De padres actores -Enriqueta Cobo y Vicente Haro-, Enrique San Francisco (Madrid, 1955-ibid. 2021) aprendió el oficio directamente sobre las tablas como los cómicos clásicos y tuvo la oportunidad de trabajar con los mejores. Y gracias a aquella escuela intuitiva y de raza, llegó a ser un excelente intérprete. Su bautismo escénico fue nada menos que con un título de Shakespeare. Y es que formó parte del elenco de El sueño de una noche de verano que dirigió Cayetano Luca de Tena en el Teatro Español en 1964. Con apenas seis años ya había debutado en el cine en la película Diferente (Luis María Delgado, 1961) y a mediados de esa década lo haría en la pequeña pantalla en la serie Santi, botones de hotel a la que seguirían varios espacios dramáticos de la entonces sobresaliente Televisión Española.
Desde aquellos inicios y durante casi sesenta años, su currículum se fue nutriendo de incontables trabajos: en torno a 70 largometrajes, 40 obras de teatro y decenas de geniales monólogos, series, programas de televisión y anuncios. Precisamente el último fue el spot navideño de Campofrío en el que, como una premonición, encarnaba de manera magistral y burlesca a la inmisericorde dama de las ojeras y la guadaña. Lamentablemente aquella ficción fue superada por la cruda realidad pues tras casi dos meses hospitalizado y cuando parecía que su salud remontaba, el bueno de Quique, en lugar de despertarnos una carcajada, nos ha cabreado y entristecido enormemente. En sólo nueve días habría cumplido 66 años aunque es «vox populi» que los exprimió como si hubiera vivido el doble.

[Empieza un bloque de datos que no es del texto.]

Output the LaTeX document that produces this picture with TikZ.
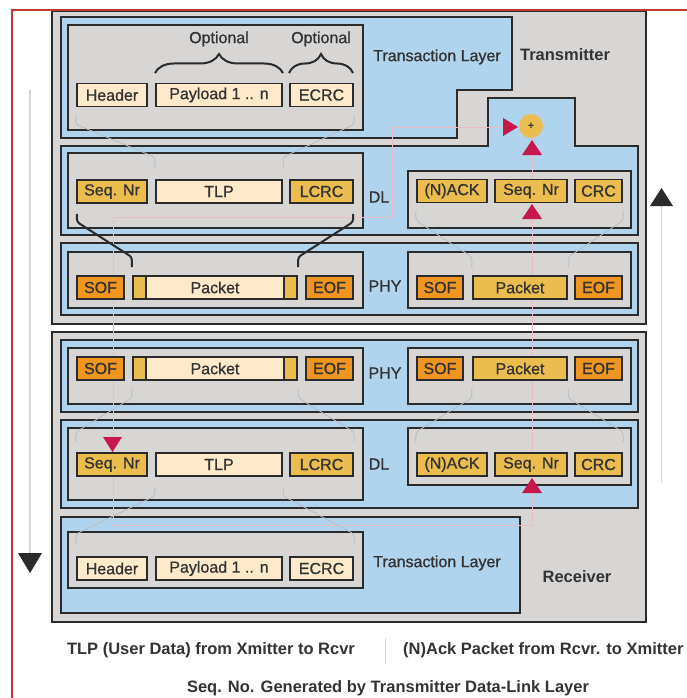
\documentclass[tikz,border=0pt]{standalone}
\usepackage{fontspec}
\setmainfont{Liberation Sans}
\newfontfamily\medfont{Liberation Sans}[FakeBold=0.9]
\usetikzlibrary{decorations.pathreplacing}
\definecolor{dk}{HTML}{2B2B2B}
\definecolor{tx}{HTML}{333333}
\definecolor{gry}{HTML}{D7D6D4}
\definecolor{blu}{HTML}{B0D3EE}
\definecolor{crm}{HTML}{FEEACB}
\definecolor{ylw}{HTML}{EBBD4E}
\definecolor{org}{HTML}{F0951F}
\definecolor{rd}{HTML}{C8174C}
\definecolor{fnt}{HTML}{BDBDBD}
\definecolor{pnk}{HTML}{E9BCC6}
\definecolor{brd}{HTML}{C0392B}
\definecolor{arl}{HTML}{D4D4D4}
\newcommand\fs{\medfont\fontsize{16}{19}\selectfont}
\newcommand\fl{\medfont\fontsize{16}{19}\selectfont}
\newcommand\fg{\fontsize{16.5}{19}\selectfont}
\newcommand\fld[6]{\node[fld,fill=#5,minimum width={#3-#2-1.5}] (#1) at ({(#2+#3)/2},#4) {#6};}
\begin{document}
\begin{tikzpicture}[x=1pt,y=-1pt,
  region/.style={draw=dk,line width=2.2pt,fill=blu},
  innerbox/.style={draw=dk,line width=2.2pt,fill=gry},
  outerbox/.style={draw=dk,line width=2.6pt,fill=gry},
  fld/.style={draw=dk,line width=1.8pt,minimum height=23pt,inner sep=0pt,font=\fs,text=tx},
  lbl/.style={font=\fl,text=tx,inner sep=0pt},
  boldlbl/.style={font=\fg\bfseries,text=tx,inner sep=0pt},
  legend/.style={font=\fg\bfseries,text=tx,inner sep=0pt},
  conn/.style={draw=dk,line width=2pt,rounded corners=3pt},
  faint/.style={draw=fnt,line width=0.8pt,rounded corners=3pt},
  pinkline/.style={draw=pnk,line width=0.7pt},
  brc/.style={draw=dk,line width=2pt,decorate,decoration={brace,amplitude=19pt,aspect=0.5}},
  arrline/.style={draw=arl,line width=1.5pt},
]
\useasboundingbox (0,0) rectangle (687,698);
\fill[white] (0,0) rectangle (687,698);

% direction arrows
\draw[arrline] (30,90) -- (30,553);
\fill[dk] (18,553) -- (42,553) -- (30,573) -- cycle;
\draw[arrline] (661.5,206) -- (661.5,483);
\fill[dk] (650,206) -- (673,206) -- (661.5,188) -- cycle;

% outer boxes
\draw[outerbox] (52,11) rectangle (646,324);
\draw[outerbox] (52,332) rectangle (646,622);

% blue layer regions
\draw[region] (61,17) -- (512,17) -- (512,90) -- (457,90) -- (457,138) -- (61,138) -- cycle;
\draw[region] (61,146) -- (488,146) -- (488,98) -- (575,98) -- (575,146) -- (638,146) -- (638,235) -- (61,235) -- cycle;
\draw[region] (61,243) rectangle (638,315);
\draw[region] (61,340) rectangle (638,412);
\draw[region] (61,420) rectangle (638,508);
\draw[region] (61,517) rectangle (520,613);

% inner gray boxes
\draw[innerbox] (68,25) rectangle (363,130);
\draw[innerbox] (68,153) rectangle (363,228);
\draw[innerbox] (408,171) rectangle (631,228);
\draw[innerbox] (68,252) rectangle (363,308);
\draw[innerbox] (408,252) rectangle (631,308);
\draw[innerbox] (68,348) rectangle (363,404);
\draw[innerbox] (408,348) rectangle (631,404);
\draw[innerbox] (68,428) rectangle (363,500);
\draw[innerbox] (408,428) rectangle (631,485);
\draw[innerbox] (68,532) rectangle (363,588);

% sequence-number loop (faint pink), behind the fields
\coordinate (p1) at (392,127);
\coordinate (p2) at (392,217);
\coordinate (p3) at (113,217);
\coordinate (p4) at (113,525);
\coordinate (p5) at (532,525);
\coordinate (p6) at (532,138);
\draw[pinkline] (503,127) -- (p1) -- (p2) -- (p3) -- (p4) -- (p5) -- (p6);

% fields: transmitter
\fld{th}{76}{148}{95}{crm}{Header}
\fld{tp}{155}{283}{95}{crm}{Payload 1 .. n}
\fld{te}{289}{354}{95}{crm}{ECRC}
\fld{tds}{76}{148}{191.5}{ylw}{Seq. Nr}
\fld{tdt}{155}{283}{191.5}{crm}{TLP}
\fld{tdl}{289}{354}{191.5}{ylw}{LCRC}
\fld{tdn}{416}{488}{191}{ylw}{(N)ACK}
\fld{tdq}{494}{568}{191}{ylw}{Seq. Nr}
\fld{tdc}{574}{623}{191}{ylw}{CRC}
\fld{tps}{76}{125}{287.5}{org}{SOF}
\fld{tpp}{132}{298}{287.5}{crm}{Packet}
\fld{tpa}{132}{147}{287.5}{ylw}{}
\fld{tpb}{283}{298}{287.5}{ylw}{}
\fld{tpe}{305}{354}{287.5}{org}{EOF}
\fld{tqs}{416}{464}{287.5}{org}{SOF}
\fld{tqp}{472}{568}{287.5}{ylw}{Packet}
\fld{tqe}{574}{623}{287.5}{org}{EOF}
% fields: receiver
\fld{rps}{76}{125}{368.5}{org}{SOF}
\fld{rpp}{132}{298}{368.5}{crm}{Packet}
\fld{rpa}{132}{147}{368.5}{ylw}{}
\fld{rpb}{283}{298}{368.5}{ylw}{}
\fld{rpe}{305}{354}{368.5}{org}{EOF}
\fld{rqs}{416}{464}{368.5}{org}{SOF}
\fld{rqp}{472}{568}{368.5}{ylw}{Packet}
\fld{rqe}{574}{623}{368.5}{org}{EOF}
\fld{rds}{76}{148}{464.5}{ylw}{Seq. Nr}
\fld{rdt}{155}{283}{464.5}{crm}{TLP}
\fld{rdl}{289}{354}{464.5}{ylw}{LCRC}
\fld{rdn}{416}{488}{464.5}{ylw}{(N)ACK}
\fld{rdq}{494}{568}{464.5}{ylw}{Seq. Nr}
\fld{rdc}{574}{623}{464.5}{ylw}{CRC}
\fld{rh}{76}{148}{568.5}{crm}{Header}
\fld{rp}{155}{283}{568.5}{crm}{Payload 1 .. n}
\fld{re}{289}{354}{568.5}{crm}{ECRC}

% faint mapping lines
\draw[faint] ([shift={(0,8)}]th.south west) -- ++(0,9) -- ([shift={(0,-22)}]tdt.north west) -- ([shift={(0,-10)}]tdt.north west);
\draw[faint] ([shift={(0,8)}]te.south east) -- ++(0,9) -- ([shift={(0,-22)}]tdt.north east) -- ([shift={(0,-10)}]tdt.north east);
\draw[faint] ([shift={(0,8)}]tdn.south west) -- ++(0,9) -- ([shift={(0,-18)}]tqp.north west) -- ([shift={(0,-8)}]tqp.north west);
\draw[faint] ([shift={(0,8)}]tdc.south east) -- ++(0,9) -- ([shift={(0,-18)}]tqp.north east) -- ([shift={(0,-8)}]tqp.north east);
\draw[faint] ([shift={(0,8)}]rpp.south west) -- ++(0,9) -- ([shift={(0,-20)}]rds.north west) -- ([shift={(0,-10)}]rds.north west);
\draw[faint] ([shift={(0,8)}]rpp.south east) -- ++(0,9) -- ([shift={(0,-20)}]rdl.north east) -- ([shift={(0,-10)}]rdl.north east);
\draw[faint] ([shift={(0,8)}]rqp.south west) -- ++(0,9) -- ([shift={(0,-20)}]rdn.north west) -- ([shift={(0,-10)}]rdn.north west);
\draw[faint] ([shift={(0,8)}]rqp.south east) -- ++(0,9) -- ([shift={(0,-20)}]rdc.north east) -- ([shift={(0,-10)}]rdc.north east);
\draw[faint] ([shift={(0,10)}]rdt.south west) -- ++(0,9) -- ([shift={(0,-22)}]rh.north west) -- ([shift={(0,-12)}]rh.north west);
\draw[faint] ([shift={(0,10)}]rdt.south east) -- ++(0,9) -- ([shift={(0,-22)}]re.north east) -- ([shift={(0,-12)}]re.north east);

% black connectors DL -> PHY (transmitter)
\draw[conn] ([shift={(1,10)}]tds.south west) -- ++(0,8) -- ([shift={(0,-18)}]tpp.north west) -- ([shift={(0,-8)}]tpp.north west);
\draw[conn] ([shift={(-1,10)}]tdl.south east) -- ++(0,8) -- ([shift={(0,-18)}]tpp.north east) -- ([shift={(0,-8)}]tpp.north east);

% braces and optional labels
\draw[brc] (155,73) -- (283,73);
\draw[brc] (289,73) -- (353,73);
\node[lbl] (opt1) at (219,39) {Optional};
\node[lbl] (opt2) at (321,39) {Optional};

% layer labels
\node[lbl] (ttl) at (437,57) {Transaction Layer};
\node[boldlbl] (tmt) at (565,55) {Transmitter};
\node[lbl] (tdlab) at (379,197) {DL};
\node[lbl] (tphy) at (385,286) {PHY};
\node[lbl] (rphy) at (385,373) {PHY};
\node[lbl] (rdlab) at (379,464) {DL};
\node[lbl] (rtl) at (437,563) {Transaction Layer};
\node[boldlbl] (rcv) at (577,577) {Receiver};

% adder and red markers
\node[circle,fill=ylw,minimum size=24pt,inner sep=0pt,font=\fontsize{11}{12}\selectfont\bfseries,text=tx] (plus) at (531,126) {+};
\fill[rd] (503,118) -- (503,136) -- (518,127) -- cycle;
\fill[rd] (522,155) -- (542,155) -- (532,140) -- cycle;
\fill[rd] (522,219) -- (542,219) -- (532,204) -- cycle;
\fill[rd] (103,437) -- (122,437) -- (112.5,452) -- cycle;
\fill[rd] (522,493) -- (542,493) -- (532,478) -- cycle;

% legend
\node[legend] (lg1) at (211,650) {TLP (User Data) from Xmitter to Rcvr};
\draw[draw=arl,line width=1pt] (385,638) -- (385,664);
\node[legend,anchor=west] (lg2) at (403,650) {(N)Ack Packet from Rcvr. to Xmitter};
\node[legend] (lg3) at (388,688) {Seq. No. Generated by Transmitter Data-Link Layer};

% red frame
\draw[brd,line width=1.2pt] (12,698) -- (12,10) -- (687,10);
\end{tikzpicture}
\end{document}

Y es que nadie se extrañará al leer que hacía demasiado tiempo que el cómico madrileño maltrataba su salud a conciencia y cultivaba hábitos nada recomendables para su supervivencia. Y aún así, su espíritu se mantuvo libre hasta el final y su pensamiento, claro y sin tapujos. Aguantó el tipo, continuó trabajando y, lo más complicado de todo, el tío siguió vivo. Gozaba, como diría Sabina, de una «mala salud de hierro» que le permitió aguantar bastante más tiempo del que muchos vaticinaban. Dueño de una biografía casi suicida, ni las drogas -duras y blandas- ni los accidentes de moto ni la cárcel ni el ejército pudieron derribar su desgarbada y aparentemente enclenque figura.
Convertido en el simpático crápula que desde hacía décadas tanto nos entretenía, el triunfo de San Francisco estuvo siempre arropado por el público. La gente percibía su carácter extrovertido, generoso y educado, y lo adoraba. En varias ocasiones pude comprobar que lo querían tanto que le perdonaban todo. Absolutamente todo. Lo vi por última vez hace un año y pico. Fue precisamente en uno de los lugares donde más disfrutaba, sobre un escenario, concretamente el del teatro Príncipe-Gran Vía.
Representaba con enorme éxito el espectáculo Pesadilla en la comedia junto a su divertidísimo compañero artístico Miki D’ Kai. La pareja transmitía una inagotable química gracias a la cual recorrieron España de cabo a rabo con numerosos shows y un sinfín de anécdotas. Pero ya no vi al San Francisco de siempre sino a un hombre castigado por los latigazos que, como un masoquista profesional, seguía atizándose. Estoy casi seguro de que conscientemente asimilaba que en el pecado llevaba la penitencia porque lo que es cierto es que vivió como quiso vivir. Y ante eso, y con la conciencia tranquila de no haber hecho daño a nadie, uno sólo puede decir: «¡chapeau!».
Gracias a su versatilidad como actor, creo que no debemos quedarnos con un único personaje o título representativo de la nutrida trayectoria fílmica de Quique San Francisco, amén de todo el magnífico bagaje teatral que cosechó sin descanso. Además de en el llamado «cine quinqui» de los ochenta -donde muchos críticos se empeñan en encasillarlo por sus papeles en cintas como Colegas o El Pico, ambas de Eloy de la Iglesia- también brilló en otros registros dignos de recordar. Así encontramos inolvidables títulos en su filmografía como La larga noche de los bastones blancos (Javier Elorrieta, 1979), Amanece que no es poco (José Luis Cuerda, 1989), Orquesta Club Virginia (Manuel Iborra, 1992) o París-Tombuctú (Luis García Berlanga, 1999) entre algunos otros.
La comedia se queda muy huérfana de risas y talento y, la bohemia nocturna y canallesca ya no será la misma sin Quique. Los que lo admiramos sabemos que el único homenaje que no le importará tres cojones será el de seguir brindando por él mientras haya a nuestro alcance una cerveza bien fría.